### INFORMATION SUPPLIED
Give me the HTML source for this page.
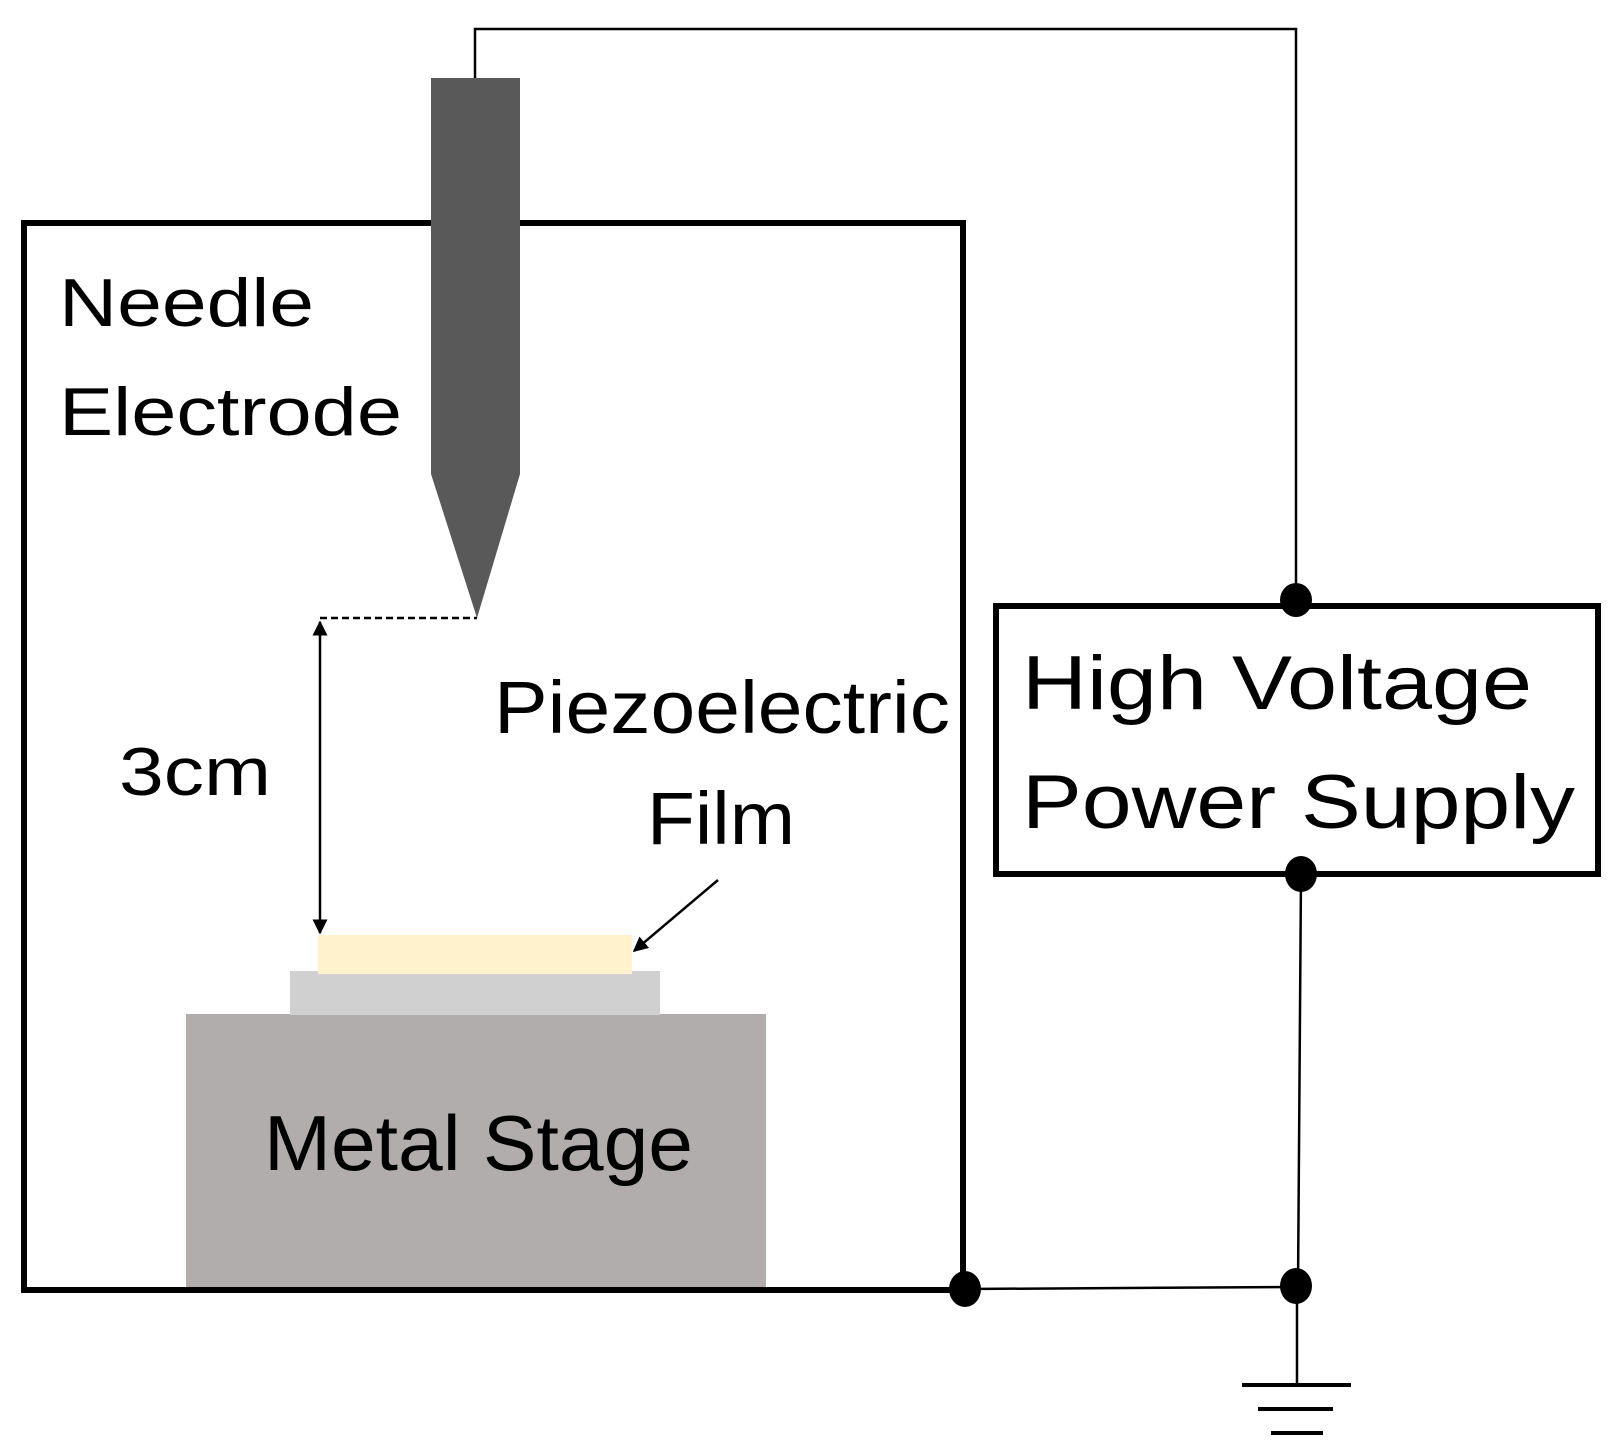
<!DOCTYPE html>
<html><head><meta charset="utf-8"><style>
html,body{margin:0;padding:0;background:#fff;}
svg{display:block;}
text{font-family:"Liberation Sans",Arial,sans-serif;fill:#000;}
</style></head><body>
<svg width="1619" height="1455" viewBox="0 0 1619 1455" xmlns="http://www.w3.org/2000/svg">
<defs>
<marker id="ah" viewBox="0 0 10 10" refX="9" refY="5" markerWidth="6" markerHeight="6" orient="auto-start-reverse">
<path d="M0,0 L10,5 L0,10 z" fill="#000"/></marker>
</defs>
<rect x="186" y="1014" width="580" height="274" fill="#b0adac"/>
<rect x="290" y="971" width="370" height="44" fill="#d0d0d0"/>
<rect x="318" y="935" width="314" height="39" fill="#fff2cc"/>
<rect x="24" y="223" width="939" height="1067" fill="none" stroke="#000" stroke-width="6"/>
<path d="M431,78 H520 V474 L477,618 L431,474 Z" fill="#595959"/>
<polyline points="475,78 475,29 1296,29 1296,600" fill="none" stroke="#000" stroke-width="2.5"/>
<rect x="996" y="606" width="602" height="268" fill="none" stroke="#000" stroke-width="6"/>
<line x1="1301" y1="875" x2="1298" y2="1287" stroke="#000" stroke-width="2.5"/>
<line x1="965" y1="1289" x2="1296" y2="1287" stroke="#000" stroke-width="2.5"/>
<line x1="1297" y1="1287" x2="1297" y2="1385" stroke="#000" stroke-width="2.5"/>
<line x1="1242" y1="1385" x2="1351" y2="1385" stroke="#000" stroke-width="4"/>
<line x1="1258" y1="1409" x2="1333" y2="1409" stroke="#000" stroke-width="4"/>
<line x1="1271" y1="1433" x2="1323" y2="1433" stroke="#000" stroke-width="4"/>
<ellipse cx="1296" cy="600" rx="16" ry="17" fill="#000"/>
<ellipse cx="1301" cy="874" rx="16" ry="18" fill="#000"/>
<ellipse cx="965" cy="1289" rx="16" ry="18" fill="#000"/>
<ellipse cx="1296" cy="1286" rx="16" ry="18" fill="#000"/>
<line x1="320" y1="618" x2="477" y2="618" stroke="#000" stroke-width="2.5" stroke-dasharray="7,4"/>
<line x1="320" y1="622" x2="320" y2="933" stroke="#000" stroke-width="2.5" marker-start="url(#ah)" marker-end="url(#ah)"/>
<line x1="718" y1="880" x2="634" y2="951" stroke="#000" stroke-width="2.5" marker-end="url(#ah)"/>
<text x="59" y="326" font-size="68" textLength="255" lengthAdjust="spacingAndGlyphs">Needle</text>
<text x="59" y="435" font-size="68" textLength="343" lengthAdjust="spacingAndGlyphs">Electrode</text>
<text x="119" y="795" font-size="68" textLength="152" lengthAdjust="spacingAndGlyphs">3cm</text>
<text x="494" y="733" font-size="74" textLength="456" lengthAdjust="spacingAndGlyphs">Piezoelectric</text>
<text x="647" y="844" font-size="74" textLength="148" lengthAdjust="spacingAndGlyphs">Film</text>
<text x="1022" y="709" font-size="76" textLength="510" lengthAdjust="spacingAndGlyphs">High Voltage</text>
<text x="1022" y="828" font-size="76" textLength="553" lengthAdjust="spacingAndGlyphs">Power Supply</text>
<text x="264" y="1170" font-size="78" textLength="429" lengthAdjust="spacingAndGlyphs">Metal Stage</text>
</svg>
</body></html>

### SET PROBLEM
Every line is to be duplicated exactly, though pictures stay out.

### OUTPUT OF THE EXERCISE
Give me the HTML source for this page.
<!DOCTYPE html>
<html><head><meta charset="utf-8"><style>
html,body{margin:0;padding:0;background:#fff;}
svg{display:block;}
text{font-family:"Liberation Sans",Arial,sans-serif;fill:#000;}
</style></head><body>
<svg width="1619" height="1455" viewBox="0 0 1619 1455" xmlns="http://www.w3.org/2000/svg">
<defs>
<marker id="ah" viewBox="0 0 10 10" refX="9" refY="5" markerWidth="6" markerHeight="6" orient="auto-start-reverse">
<path d="M0,0 L10,5 L0,10 z" fill="#000"/></marker>
</defs>
<rect x="186" y="1014" width="580" height="274" fill="#b0adac"/>
<rect x="290" y="971" width="370" height="44" fill="#d0d0d0"/>
<rect x="318" y="935" width="314" height="39" fill="#fff2cc"/>
<rect x="24" y="223" width="939" height="1067" fill="none" stroke="#000" stroke-width="6"/>
<path d="M431,78 H520 V474 L477,618 L431,474 Z" fill="#595959"/>
<polyline points="475,78 475,29 1296,29 1296,600" fill="none" stroke="#000" stroke-width="2.5"/>
<rect x="996" y="606" width="602" height="268" fill="none" stroke="#000" stroke-width="6"/>
<line x1="1301" y1="875" x2="1298" y2="1287" stroke="#000" stroke-width="2.5"/>
<line x1="965" y1="1289" x2="1296" y2="1287" stroke="#000" stroke-width="2.5"/>
<line x1="1297" y1="1287" x2="1297" y2="1385" stroke="#000" stroke-width="2.5"/>
<line x1="1242" y1="1385" x2="1351" y2="1385" stroke="#000" stroke-width="4"/>
<line x1="1258" y1="1409" x2="1333" y2="1409" stroke="#000" stroke-width="4"/>
<line x1="1271" y1="1433" x2="1323" y2="1433" stroke="#000" stroke-width="4"/>
<ellipse cx="1296" cy="600" rx="16" ry="17" fill="#000"/>
<ellipse cx="1301" cy="874" rx="16" ry="18" fill="#000"/>
<ellipse cx="965" cy="1289" rx="16" ry="18" fill="#000"/>
<ellipse cx="1296" cy="1286" rx="16" ry="18" fill="#000"/>
<line x1="320" y1="618" x2="477" y2="618" stroke="#000" stroke-width="2.5" stroke-dasharray="7,4"/>
<line x1="320" y1="622" x2="320" y2="933" stroke="#000" stroke-width="2.5" marker-start="url(#ah)" marker-end="url(#ah)"/>
<line x1="718" y1="880" x2="634" y2="951" stroke="#000" stroke-width="2.5" marker-end="url(#ah)"/>
<text x="59" y="326" font-size="68" textLength="255" lengthAdjust="spacingAndGlyphs">Needle</text>
<text x="59" y="435" font-size="68" textLength="343" lengthAdjust="spacingAndGlyphs">Electrode</text>
<text x="119" y="795" font-size="68" textLength="152" lengthAdjust="spacingAndGlyphs">3cm</text>
<text x="494" y="733" font-size="74" textLength="456" lengthAdjust="spacingAndGlyphs">Piezoelectric</text>
<text x="647" y="844" font-size="74" textLength="148" lengthAdjust="spacingAndGlyphs">Film</text>
<text x="1022" y="709" font-size="76" textLength="510" lengthAdjust="spacingAndGlyphs">High Voltage</text>
<text x="1022" y="828" font-size="76" textLength="553" lengthAdjust="spacingAndGlyphs">Power Supply</text>
<text x="264" y="1170" font-size="78" textLength="429" lengthAdjust="spacingAndGlyphs">Metal Stage</text>
</svg>
</body></html>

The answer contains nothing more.